(Required task): Copy all of the material word for word, except for the pictures.

--- Recorded data ---

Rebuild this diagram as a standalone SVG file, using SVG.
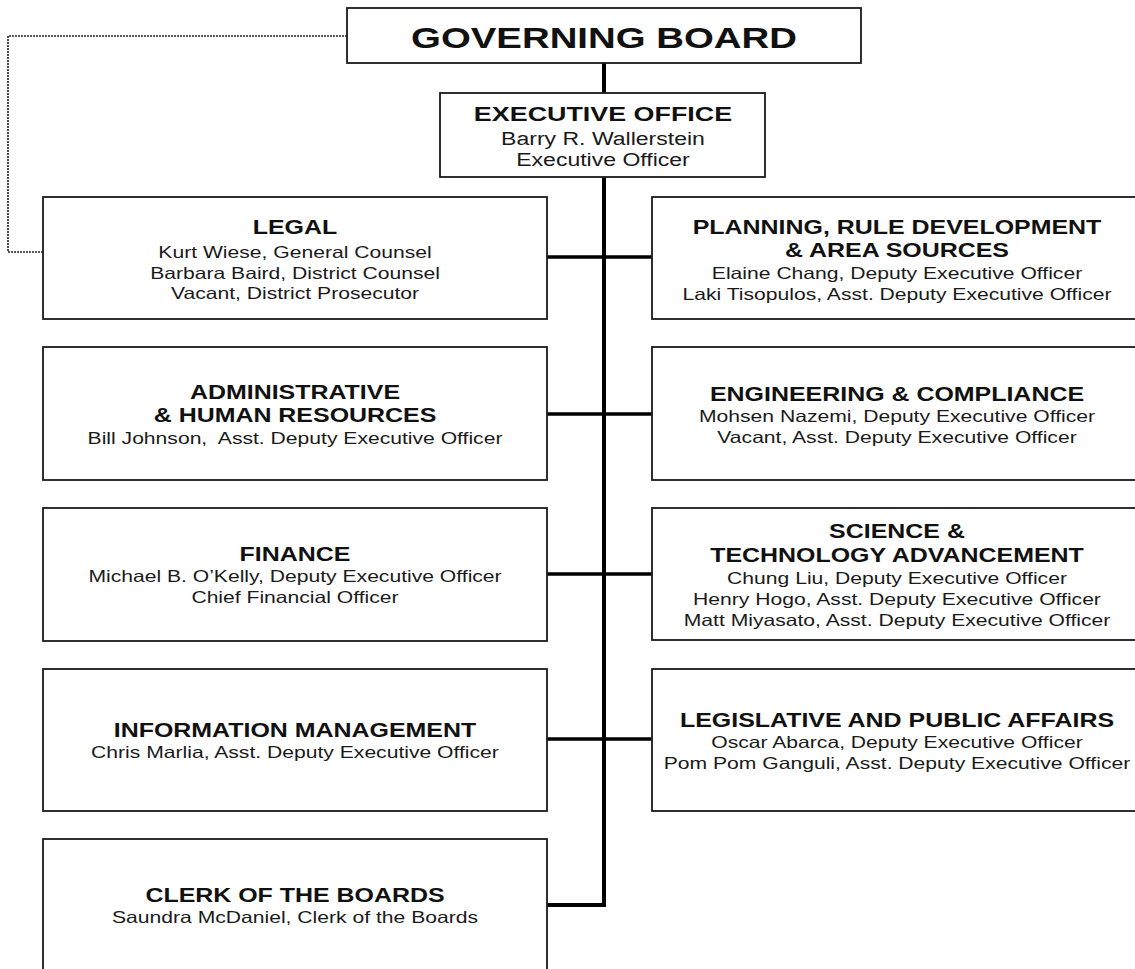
<svg xmlns="http://www.w3.org/2000/svg" width="1135" height="969" viewBox="0 0 1135 969">
<style>
.box{fill:#fff;stroke:#1a1a1a;stroke-width:1.8}
.h{font-family:"Liberation Sans",Arial,sans-serif;font-weight:bold;font-size:19.5px;fill:#111;text-anchor:middle}
.t{font-family:"Liberation Sans",Arial,sans-serif;font-size:16.5px;fill:#1a1a1a;text-anchor:middle;white-space:pre}
.gb{font-size:30px}
.e{font-size:21px}
.et{font-size:18px}
.conn{fill:none;stroke:#000;stroke-width:3.5;stroke-linejoin:miter}
.dot{fill:none;stroke:#222;stroke-width:1.6;stroke-dasharray:2 1}
</style>
<rect width="1135" height="969" fill="#fff"/>
<g id="connectors">
<path class="dot" d="M347 36 H8 V252 H43"/>
<path class="conn" style="stroke-width:4" d="M604 63 V93 M604 177 V905 H547"/>
<path class="conn" d="M547 257 H652 M547 414 H652 M547 574 H652 M547 739 H652"/>
</g>
<g id="governing-board">
<rect class="box" x="347" y="8" width="514" height="55"/>
<text class="h gb" transform="matrix(1.28 0 0 1 604 48)">GOVERNING BOARD</text>
</g>
<g id="executive-office">
<rect class="box" x="440" y="93" width="325" height="84"/>
<text class="h e" transform="matrix(1.28 0 0 1 603 121)">EXECUTIVE OFFICE</text>
<text class="t et" transform="matrix(1.28 0 0 1 603 145)">Barry R. Wallerstein</text>
<text class="t et" transform="matrix(1.28 0 0 1 603 166)">Executive Officer</text>
</g>
<g id="legal">
<rect class="box" x="43" y="197" width="504" height="122"/>
<text class="h" transform="matrix(1.28 0 0 1 295 234)">LEGAL</text>
<text class="t" transform="matrix(1.28 0 0 1 295 258)">Kurt Wiese, General Counsel</text>
<text class="t" transform="matrix(1.28 0 0 1 295 279)">Barbara Baird, District Counsel</text>
<text class="t" transform="matrix(1.28 0 0 1 295 299)">Vacant, District Prosecutor</text>
</g>
<g id="planning">
<rect class="box" x="652" y="197" width="492" height="122"/>
<text class="h" transform="matrix(1.28 0 0 1 897 234)">PLANNING, RULE DEVELOPMENT</text>
<text class="h" transform="matrix(1.28 0 0 1 897 257)">&amp; AREA SOURCES</text>
<text class="t" transform="matrix(1.28 0 0 1 897 279)">Elaine Chang, Deputy Executive Officer</text>
<text class="t" transform="matrix(1.28 0 0 1 897 300)">Laki Tisopulos, Asst. Deputy Executive Officer</text>
</g>
<g id="administrative">
<rect class="box" x="43" y="347" width="504" height="133"/>
<text class="h" transform="matrix(1.28 0 0 1 295 399)">ADMINISTRATIVE</text>
<text class="h" transform="matrix(1.28 0 0 1 295 422)">&amp; HUMAN RESOURCES</text>
<text class="t" transform="matrix(1.28 0 0 1 295 444)">Bill Johnson,  Asst. Deputy Executive Officer</text>
</g>
<g id="engineering">
<rect class="box" x="652" y="347" width="492" height="133"/>
<text class="h" transform="matrix(1.28 0 0 1 897 401)">ENGINEERING &amp; COMPLIANCE</text>
<text class="t" transform="matrix(1.28 0 0 1 897 422)">Mohsen Nazemi, Deputy Executive Officer</text>
<text class="t" transform="matrix(1.28 0 0 1 897 443)">Vacant, Asst. Deputy Executive Officer</text>
</g>
<g id="finance">
<rect class="box" x="43" y="508" width="504" height="133"/>
<text class="h" transform="matrix(1.28 0 0 1 295 561)">FINANCE</text>
<text class="t" transform="matrix(1.28 0 0 1 295 582)">Michael B. O’Kelly, Deputy Executive Officer</text>
<text class="t" transform="matrix(1.28 0 0 1 295 603)">Chief Financial Officer</text>
</g>
<g id="science">
<rect class="box" x="652" y="508" width="492" height="132"/>
<text class="h" transform="matrix(1.28 0 0 1 897 538)">SCIENCE &amp;</text>
<text class="h" transform="matrix(1.28 0 0 1 897 562)">TECHNOLOGY ADVANCEMENT</text>
<text class="t" transform="matrix(1.28 0 0 1 897 584)">Chung Liu, Deputy Executive Officer</text>
<text class="t" transform="matrix(1.28 0 0 1 897 605)">Henry Hogo, Asst. Deputy Executive Officer</text>
<text class="t" transform="matrix(1.28 0 0 1 897 626)">Matt Miyasato, Asst. Deputy Executive Officer</text>
</g>
<g id="information-management">
<rect class="box" x="43" y="669" width="504" height="142"/>
<text class="h" transform="matrix(1.28 0 0 1 295 737)">INFORMATION MANAGEMENT</text>
<text class="t" transform="matrix(1.28 0 0 1 295 758)">Chris Marlia, Asst. Deputy Executive Officer</text>
</g>
<g id="legislative">
<rect class="box" x="652" y="669" width="492" height="142"/>
<text class="h" transform="matrix(1.28 0 0 1 897 727)">LEGISLATIVE AND PUBLIC AFFAIRS</text>
<text class="t" transform="matrix(1.28 0 0 1 897 748)">Oscar Abarca, Deputy Executive Officer</text>
<text class="t" transform="matrix(1.28 0 0 1 897 769)">Pom Pom Ganguli, Asst. Deputy Executive Officer</text>
</g>
<g id="clerk">
<rect class="box" x="43" y="839" width="504" height="140"/>
<text class="h" transform="matrix(1.28 0 0 1 295 902)">CLERK OF THE BOARDS</text>
<text class="t" transform="matrix(1.28 0 0 1 295 923)">Saundra McDaniel, Clerk of the Boards</text>
</g>
</svg>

---

(Response to the task):
Rebuild this diagram as a standalone SVG file, using SVG.
<svg xmlns="http://www.w3.org/2000/svg" width="1135" height="969" viewBox="0 0 1135 969">
<style>
.box{fill:#fff;stroke:#1a1a1a;stroke-width:1.8}
.h{font-family:"Liberation Sans",Arial,sans-serif;font-weight:bold;font-size:19.5px;fill:#111;text-anchor:middle}
.t{font-family:"Liberation Sans",Arial,sans-serif;font-size:16.5px;fill:#1a1a1a;text-anchor:middle;white-space:pre}
.gb{font-size:30px}
.e{font-size:21px}
.et{font-size:18px}
.conn{fill:none;stroke:#000;stroke-width:3.5;stroke-linejoin:miter}
.dot{fill:none;stroke:#222;stroke-width:1.6;stroke-dasharray:2 1}
</style>
<rect width="1135" height="969" fill="#fff"/>
<g id="connectors">
<path class="dot" d="M347 36 H8 V252 H43"/>
<path class="conn" style="stroke-width:4" d="M604 63 V93 M604 177 V905 H547"/>
<path class="conn" d="M547 257 H652 M547 414 H652 M547 574 H652 M547 739 H652"/>
</g>
<g id="governing-board">
<rect class="box" x="347" y="8" width="514" height="55"/>
<text class="h gb" transform="matrix(1.28 0 0 1 604 48)">GOVERNING BOARD</text>
</g>
<g id="executive-office">
<rect class="box" x="440" y="93" width="325" height="84"/>
<text class="h e" transform="matrix(1.28 0 0 1 603 121)">EXECUTIVE OFFICE</text>
<text class="t et" transform="matrix(1.28 0 0 1 603 145)">Barry R. Wallerstein</text>
<text class="t et" transform="matrix(1.28 0 0 1 603 166)">Executive Officer</text>
</g>
<g id="legal">
<rect class="box" x="43" y="197" width="504" height="122"/>
<text class="h" transform="matrix(1.28 0 0 1 295 234)">LEGAL</text>
<text class="t" transform="matrix(1.28 0 0 1 295 258)">Kurt Wiese, General Counsel</text>
<text class="t" transform="matrix(1.28 0 0 1 295 279)">Barbara Baird, District Counsel</text>
<text class="t" transform="matrix(1.28 0 0 1 295 299)">Vacant, District Prosecutor</text>
</g>
<g id="planning">
<rect class="box" x="652" y="197" width="492" height="122"/>
<text class="h" transform="matrix(1.28 0 0 1 897 234)">PLANNING, RULE DEVELOPMENT</text>
<text class="h" transform="matrix(1.28 0 0 1 897 257)">&amp; AREA SOURCES</text>
<text class="t" transform="matrix(1.28 0 0 1 897 279)">Elaine Chang, Deputy Executive Officer</text>
<text class="t" transform="matrix(1.28 0 0 1 897 300)">Laki Tisopulos, Asst. Deputy Executive Officer</text>
</g>
<g id="administrative">
<rect class="box" x="43" y="347" width="504" height="133"/>
<text class="h" transform="matrix(1.28 0 0 1 295 399)">ADMINISTRATIVE</text>
<text class="h" transform="matrix(1.28 0 0 1 295 422)">&amp; HUMAN RESOURCES</text>
<text class="t" transform="matrix(1.28 0 0 1 295 444)">Bill Johnson,  Asst. Deputy Executive Officer</text>
</g>
<g id="engineering">
<rect class="box" x="652" y="347" width="492" height="133"/>
<text class="h" transform="matrix(1.28 0 0 1 897 401)">ENGINEERING &amp; COMPLIANCE</text>
<text class="t" transform="matrix(1.28 0 0 1 897 422)">Mohsen Nazemi, Deputy Executive Officer</text>
<text class="t" transform="matrix(1.28 0 0 1 897 443)">Vacant, Asst. Deputy Executive Officer</text>
</g>
<g id="finance">
<rect class="box" x="43" y="508" width="504" height="133"/>
<text class="h" transform="matrix(1.28 0 0 1 295 561)">FINANCE</text>
<text class="t" transform="matrix(1.28 0 0 1 295 582)">Michael B. O’Kelly, Deputy Executive Officer</text>
<text class="t" transform="matrix(1.28 0 0 1 295 603)">Chief Financial Officer</text>
</g>
<g id="science">
<rect class="box" x="652" y="508" width="492" height="132"/>
<text class="h" transform="matrix(1.28 0 0 1 897 538)">SCIENCE &amp;</text>
<text class="h" transform="matrix(1.28 0 0 1 897 562)">TECHNOLOGY ADVANCEMENT</text>
<text class="t" transform="matrix(1.28 0 0 1 897 584)">Chung Liu, Deputy Executive Officer</text>
<text class="t" transform="matrix(1.28 0 0 1 897 605)">Henry Hogo, Asst. Deputy Executive Officer</text>
<text class="t" transform="matrix(1.28 0 0 1 897 626)">Matt Miyasato, Asst. Deputy Executive Officer</text>
</g>
<g id="information-management">
<rect class="box" x="43" y="669" width="504" height="142"/>
<text class="h" transform="matrix(1.28 0 0 1 295 737)">INFORMATION MANAGEMENT</text>
<text class="t" transform="matrix(1.28 0 0 1 295 758)">Chris Marlia, Asst. Deputy Executive Officer</text>
</g>
<g id="legislative">
<rect class="box" x="652" y="669" width="492" height="142"/>
<text class="h" transform="matrix(1.28 0 0 1 897 727)">LEGISLATIVE AND PUBLIC AFFAIRS</text>
<text class="t" transform="matrix(1.28 0 0 1 897 748)">Oscar Abarca, Deputy Executive Officer</text>
<text class="t" transform="matrix(1.28 0 0 1 897 769)">Pom Pom Ganguli, Asst. Deputy Executive Officer</text>
</g>
<g id="clerk">
<rect class="box" x="43" y="839" width="504" height="140"/>
<text class="h" transform="matrix(1.28 0 0 1 295 902)">CLERK OF THE BOARDS</text>
<text class="t" transform="matrix(1.28 0 0 1 295 923)">Saundra McDaniel, Clerk of the Boards</text>
</g>
</svg>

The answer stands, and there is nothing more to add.